Vanderbilt University Divinity School announces the 2024 Harrod Lecture
with
Kathleen Sands
Professor of American Studies, University of Hawaiʻi at Mānoa
Monday, November 11th, 2024
7:00 p.m. CT
The Space
"The Trouble with Religious Freedom"
Beginning with the cases of Masterpiece Cakeshop v. Colorado and Trump v. Hawaʻii, this talk shows how patriarchalism and white nationalism have managed to commandeer church-state law in the United States. What are the ethical stakes of this situation, and how can we constructively engage them?
Bio
Kathleen Sands is a Professor of American Studies at the University of Hawaiʻi at Mānoa. Her teaching, research, and writing are guided by one question: what are we fighting about when we fight about “religion”? By identifying the people, needs, and values at work in these conflicts, she hopes to translate them into productive social ethics.

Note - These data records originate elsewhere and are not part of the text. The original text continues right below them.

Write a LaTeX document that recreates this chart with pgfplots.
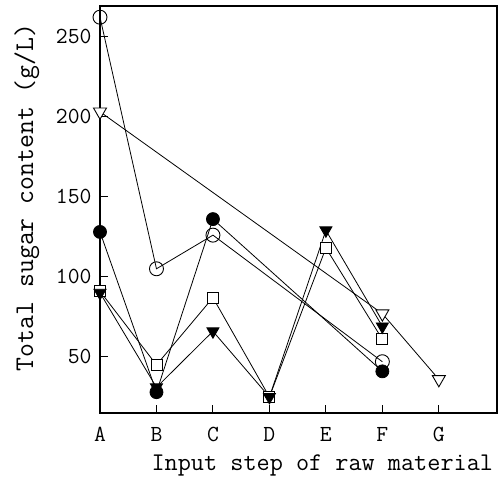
\documentclass[border=0pt]{standalone}
\usepackage{fontspec}
\usepackage{pgfplots}
\pgfplotsset{compat=1.18}
\newcommand{\tl}{\ttfamily\fontsize{23}{27}\selectfont}

\begin{document}
\begin{tikzpicture}
\begin{axis}[
    scale only axis,
    width=397pt, height=407pt,
    xmin=0, xmax=7.03,
    ymin=15, ymax=269,
    xtick={0,1,2,3,4,5,6},
    xticklabels={{\tl A},{\tl B},{\tl C},{\tl D},{\tl E},{\tl F},{\tl G}},
    ytick={50,100,150,200,250},
    yticklabel={\tl\pgfmathprintnumber{\tick}},
    xtick pos=bottom, ytick pos=left,
    tick align=inside,
    major tick length=8pt,
    axis line style={line width=1.1pt},
    tick style={line width=1pt, black},
    /pgf/number format/assume math mode=true,
    yticklabel style={xshift=-5pt},
    xticklabel style={yshift=-11pt},
    xlabel={Input step of raw material},
    ylabel={Total sugar content (g/L)},
    xlabel style={font=\ttfamily\fontsize{25.5}{30}\selectfont,
        at={(axis description cs:0.56,0)}, anchor=center, yshift=-52pt},
    ylabel style={font=\ttfamily\fontsize{27}{32}\selectfont,
        at={(axis description cs:-0.184,0.53)}, anchor=center},
    every axis plot/.append style={black, line width=0.8pt},
    clip=false,
]
% open circles
\addplot[mark=o, mark size=7pt, mark options={line width=0.9pt, fill=white}]
coordinates {(0,262) (1,105) (2,126) (5,47)};
% filled circles
\addplot[mark=*, mark size=6.5pt, mark options={fill=black}]
coordinates {(0,128) (1,28) (2,136) (5,41)};
% open squares
\addplot[mark=square*, mark size=5.5pt, mark options={line width=0.9pt, fill=white}]
coordinates {(0,91) (1,45) (2,87) (3,25) (4,118) (5,61)};
% filled inverted triangles
\addplot[mark=triangle*, mark size=7pt, mark options={rotate=180, fill=black}]
coordinates {(0,90) (1,31) (2,66) (3,25) (4,129) (5,69)};
% open inverted triangles
\addplot[mark=triangle*, mark size=7.5pt, mark options={rotate=180, fill=white, line width=0.9pt}]
coordinates {(0,203) (5,77) (6,36)};
\end{axis}
\path (-100pt,-71pt) rectangle (400pt,413pt);
\end{tikzpicture}
\end{document}
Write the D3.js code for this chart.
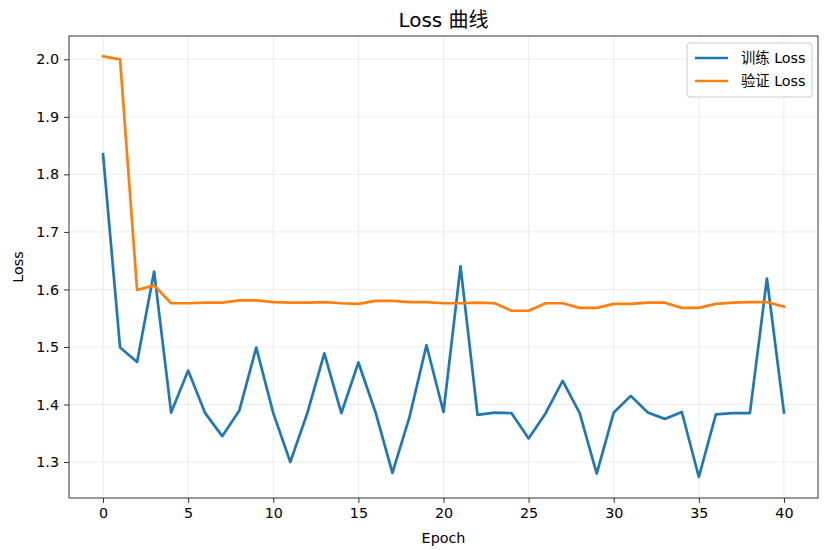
<!DOCTYPE html>
<html><head><meta charset="utf-8">
<script src="https://cdn.jsdelivr.net/npm/d3@7"></script>
<style>body{margin:0;background:#fff;} text{font-family:"DejaVu Sans","Noto Sans CJK SC",sans-serif;}</style>
</head><body>
<script>
const epochs = d3.range(0, 41);
const trainLoss = [1.835,1.499,1.474,1.631,1.386,1.459,1.385,1.345,1.389,1.499,1.385,1.300,1.385,1.489,1.385,1.473,1.387,1.281,1.378,1.503,1.387,1.640,1.382,1.386,1.385,1.341,1.385,1.441,1.385,1.280,1.386,1.415,1.386,1.375,1.387,1.274,1.383,1.385,1.385,1.619,1.386];
const valLoss = [2.005,2.000,1.599,1.607,1.576,1.576,1.577,1.577,1.581,1.581,1.578,1.577,1.577,1.578,1.576,1.575,1.580,1.580,1.578,1.578,1.576,1.576,1.577,1.576,1.563,1.563,1.576,1.576,1.568,1.568,1.575,1.575,1.577,1.577,1.568,1.568,1.575,1.577,1.578,1.578,1.570];
const xTicks = [0,5,10,15,20,25,30,35,40];
const yTicks = [1.3,1.4,1.5,1.6,1.7,1.8,1.9,2.0];
const seriesNames = ["训练 Loss","验证 Loss"];
const colors = ["#1f77b4","#ff7f0e"];
const titleText = "Loss 曲线";

const W=833,H=550;
const m={l:69,r:15,t:36,b:52};
const FS=14.3;
const svg=d3.select("body").append("svg").attr("width",W).attr("height",H);
const x=d3.scaleLinear().domain([-2,42]).range([m.l,W-m.r]);
const y=d3.scaleLinear().domain([1.2375,2.0405]).range([H-m.b,m.t]);

// grid
const g=svg.append("g");
g.selectAll(".gx").data(xTicks).enter().append("line")
 .attr("x1",d=>x(d)).attr("x2",d=>x(d)).attr("y1",m.t).attr("y2",H-m.b)
 .attr("stroke","#b0b0b0").attr("stroke-opacity",0.3).attr("stroke-width",0.8);
g.selectAll(".gy").data(yTicks).enter().append("line")
 .attr("y1",d=>y(d)).attr("y2",d=>y(d)).attr("x1",m.l).attr("x2",W-m.r)
 .attr("stroke","#b0b0b0").attr("stroke-opacity",0.3).attr("stroke-width",0.8);

// lines
const line=arr=>d3.line().x((d,i)=>x(epochs[i])).y(d=>y(d))(arr);
[trainLoss,valLoss].forEach((s,i)=>{
 svg.append("path").attr("d",line(s)).attr("fill","none").attr("stroke",colors[i])
  .attr("stroke-width",2.7).attr("stroke-linejoin","round").attr("stroke-linecap","square");
});

// axes
const xa=svg.append("g").attr("transform",`translate(0,${H-m.b})`)
 .call(d3.axisBottom(x).tickValues(xTicks).tickSize(5).tickPadding(5).tickFormat(d3.format("d")));
const ya=svg.append("g").attr("transform",`translate(${m.l},0)`)
 .call(d3.axisLeft(y).tickValues(yTicks).tickSize(5).tickPadding(5).tickFormat(d3.format(".1f")));
[xa,ya].forEach(a=>{a.select(".domain").remove();a.selectAll("text").attr("font-size",FS).attr("fill","#000");a.selectAll("line").attr("stroke","#000").attr("stroke-width",0.8);});
svg.append("rect").attr("x",m.l).attr("y",m.t).attr("width",W-m.r-m.l).attr("height",H-m.b-m.t)
 .attr("fill","none").attr("stroke","#000").attr("stroke-width",0.8);

// labels
svg.append("text").attr("x",(m.l+W-m.r)/2).attr("y",27).attr("text-anchor","middle").attr("font-size",20).text(titleText);
svg.append("text").attr("x",(m.l+W-m.r)/2).attr("y",543).attr("text-anchor","middle").attr("font-size",FS).text("Epoch");
svg.append("text").attr("transform",`translate(23,${(m.t+H-m.b)/2}) rotate(-90)`).attr("text-anchor","middle").attr("font-size",FS).text("Loss");

// legend
const lg=svg.append("g").attr("transform","translate(687,43)");
lg.append("rect").attr("width",125).attr("height",54).attr("rx",3).attr("fill","#fff").attr("fill-opacity",0.8).attr("stroke","#ccc").attr("stroke-width",1);
seriesNames.forEach((n,i)=>{
 const yy=15+i*23;
 lg.append("line").attr("x1",8).attr("x2",41).attr("y1",yy).attr("y2",yy).attr("stroke",colors[i]).attr("stroke-width",2.7);
 lg.append("text").attr("x",54).attr("y",yy+5).attr("font-size",FS).text(n);
});
</script>
</body></html>
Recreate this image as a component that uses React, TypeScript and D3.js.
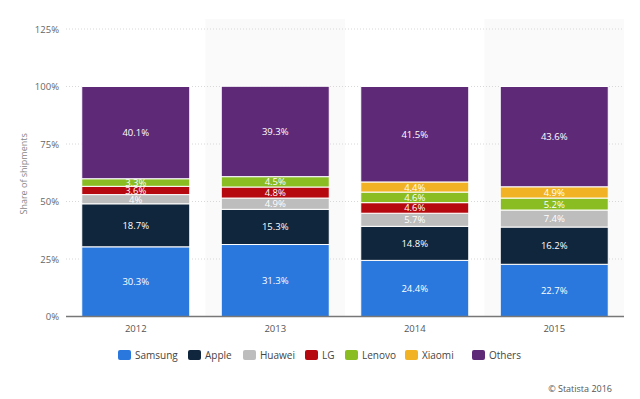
import React, { useEffect, useRef } from "react";
import * as d3 from "d3";

const years = ["2012", "2013", "2014", "2015"];
const brands = ["Samsung", "Apple", "Huawei", "LG", "Lenovo", "Xiaomi", "Others"];
const samsung = [30.3, 31.3, 24.4, 22.7];
const apple = [18.7, 15.3, 14.8, 16.2];
const huawei = [4, 4.9, 5.7, 7.4];
const lg = [3.6, 4.8, 4.6, 0];
const lenovo = [3.3, 4.5, 4.6, 5.2];
const xiaomi = [0, 0, 4.4, 4.9];
const others = [40.1, 39.3, 41.5, 43.6];
const yTicks = [0, 25, 50, 75, 100, 125];
const colors = ["#2a78de", "#10263d", "#bdbdbd", "#b5090f", "#89bd22", "#f1b325", "#5e2a78"];

const App = () => {
  const ref = useRef<SVGSVGElement>(null);
  useEffect(() => {
    const WIDTH = 640;
    const HEIGHT = 399;
    const svg = d3.select(ref.current);
    svg.selectAll("*").remove();

    const series = [samsung, apple, huawei, lg, lenovo, xiaomi, others];
    const rows = years.map((y, i) => {
      const r: any = { year: y };
      brands.forEach((b, j) => (r[b] = series[j][i]));
      return r;
    });
    const stacked = d3.stack().keys(brands)(rows);

    const x = d3.scaleBand().domain(years).range([66, 624]).paddingInner(0).paddingOuter(0);
    const y = d3.scaleLinear().domain([0, 125]).range([316.5, 29]);
    const color = d3.scaleOrdinal<string>().domain(brands).range(colors);
    const font = "'Open Sans', sans-serif";

    svg.append("rect").attr("width", WIDTH).attr("height", HEIGHT).attr("fill", "#fff");

    // alternating column shading
    svg
      .selectAll(".band")
      .data(years.filter((d, i) => i % 2 === 1))
      .enter()
      .append("rect")
      .attr("x", (d) => x(d)!)
      .attr("y", y(125) - 10)
      .attr("width", x.bandwidth())
      .attr("height", y(0) - y(125) + 10)
      .attr("fill", "#fafafa");

    // grid
    svg
      .selectAll(".grid")
      .data(yTicks.filter((d) => d > 0))
      .enter()
      .append("line")
      .attr("x1", 66)
      .attr("x2", 624)
      .attr("y1", (d) => y(d))
      .attr("y2", (d) => y(d))
      .attr("stroke", "#d8d8d8")
      .attr("stroke-width", 1)
      .attr("stroke-dasharray", "1,2");

    svg
      .selectAll(".ytick")
      .data(yTicks)
      .enter()
      .append("text")
      .attr("x", 59)
      .attr("y", (d) => y(d) + 3.5)
      .attr("text-anchor", "end")
      .attr("font-family", font)
      .attr("font-size", 9.5)
      .attr("fill", "#666")
      .text((d) => d + "%");

    svg
      .append("text")
      .attr("transform", "translate(27," + y(62) + ") rotate(-90)")
      .attr("text-anchor", "middle")
      .attr("font-family", font)
      .attr("font-size", 9)
      .attr("fill", "#888")
      .text("Share of shipments");

    const barW = 108;
    const off = (x.bandwidth() - barW) / 2;

    const layers = svg
      .selectAll(".layer")
      .data(stacked)
      .enter()
      .append("g")
      .attr("fill", (d) => color(d.key));

    layers
      .selectAll("rect")
      .data((d) => d.filter((s) => s[1] - s[0] > 0))
      .enter()
      .append("rect")
      .attr("x", (d: any) => x(d.data.year)! + off)
      .attr("y", (d) => y(d[1]))
      .attr("width", barW)
      .attr("height", (d) => y(d[0]) - y(d[1]))
      .attr("stroke", "#fff")
      .attr("stroke-width", 1);

    layers
      .selectAll("text")
      .data((d) => d.filter((s) => s[1] - s[0] > 0))
      .enter()
      .append("text")
      .attr("x", (d: any) => x(d.data.year)! + x.bandwidth() / 2)
      .attr("y", (d) => (y(d[0]) + y(d[1])) / 2 + 3.5)
      .attr("text-anchor", "middle")
      .attr("font-family", font)
      .attr("font-size", 9.5)
      .attr("fill", "#fff")
      .text((d) => +(d[1] - d[0]).toFixed(1) + "%");

    // axis line
    svg
      .append("line")
      .attr("x1", 66)
      .attr("x2", 624)
      .attr("y1", y(0))
      .attr("y2", y(0))
      .attr("stroke", "#777")
      .attr("stroke-width", 1.5);

    svg
      .selectAll(".xtick")
      .data(years)
      .enter()
      .append("text")
      .attr("x", (d) => x(d)! + x.bandwidth() / 2)
      .attr("y", 332)
      .attr("text-anchor", "middle")
      .attr("font-family", font)
      .attr("font-size", 9.5)
      .attr("fill", "#555")
      .text((d) => d);

    // legend
    const legendX = [118, 188, 243, 305, 345, 405, 472];
    const legend = svg
      .selectAll(".legend")
      .data(brands)
      .enter()
      .append("g")
      .attr("transform", (d, i) => "translate(" + legendX[i] + ",350)");
    legend
      .append("rect")
      .attr("width", 13)
      .attr("height", 10)
      .attr("rx", 2)
      .attr("fill", (d) => color(d));
    legend
      .append("text")
      .attr("x", 17)
      .attr("y", 9)
      .attr("font-family", font)
      .attr("font-size", 10)
      .attr("fill", "#444")
      .text((d) => d);

    svg
      .append("text")
      .attr("x", 612)
      .attr("y", 392)
      .attr("text-anchor", "end")
      .attr("font-family", font)
      .attr("font-size", 9)
      .attr("fill", "#555")
      .text("© Statista 2016");
  }, []);

  return (
    <svg
      ref={ref}
      width={640}
      height={399}
      style={{ position: "absolute", left: 0, top: 0, display: "block" }}
    />
  );
};

export default App;
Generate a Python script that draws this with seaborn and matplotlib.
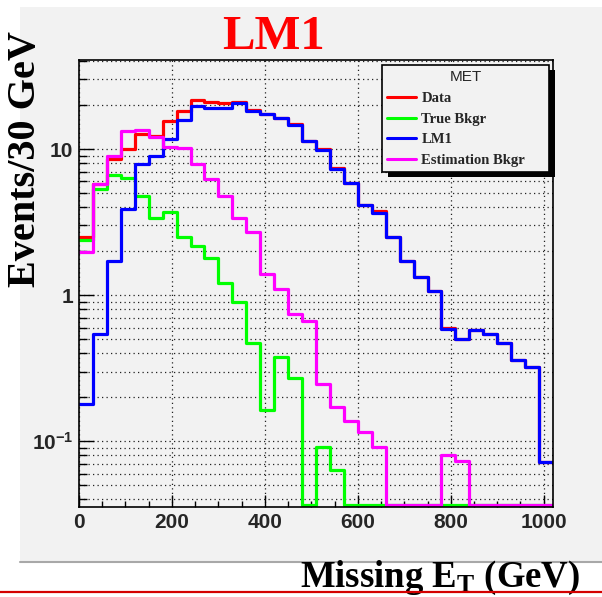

Sands’ most recent book is America’s Religious Wars: The Embattled Heart of Our Public Life. She also authored Escape From Paradise: Evil and Tragedy in Feminist Theology and edited God Forbid: Religion and Sex in American Public Life. Her articles have appeared in New Literary History, the Journal of the American Academy of Religion, the Journal of Feminist Studies in Religion, Culture and Religion, The Native American Law Review, Social Text and Isis: A Journal of the History of Science. She has received fellowships from the Radcliffe Institute and the National Endowment for the Humanities and served on the editorial boards of the Journal of Feminist Studies in Religion, the Journal of Law and Religion, and The American Quarterly. Presently, she serves on the Executive Committee of the American Academy of Religion.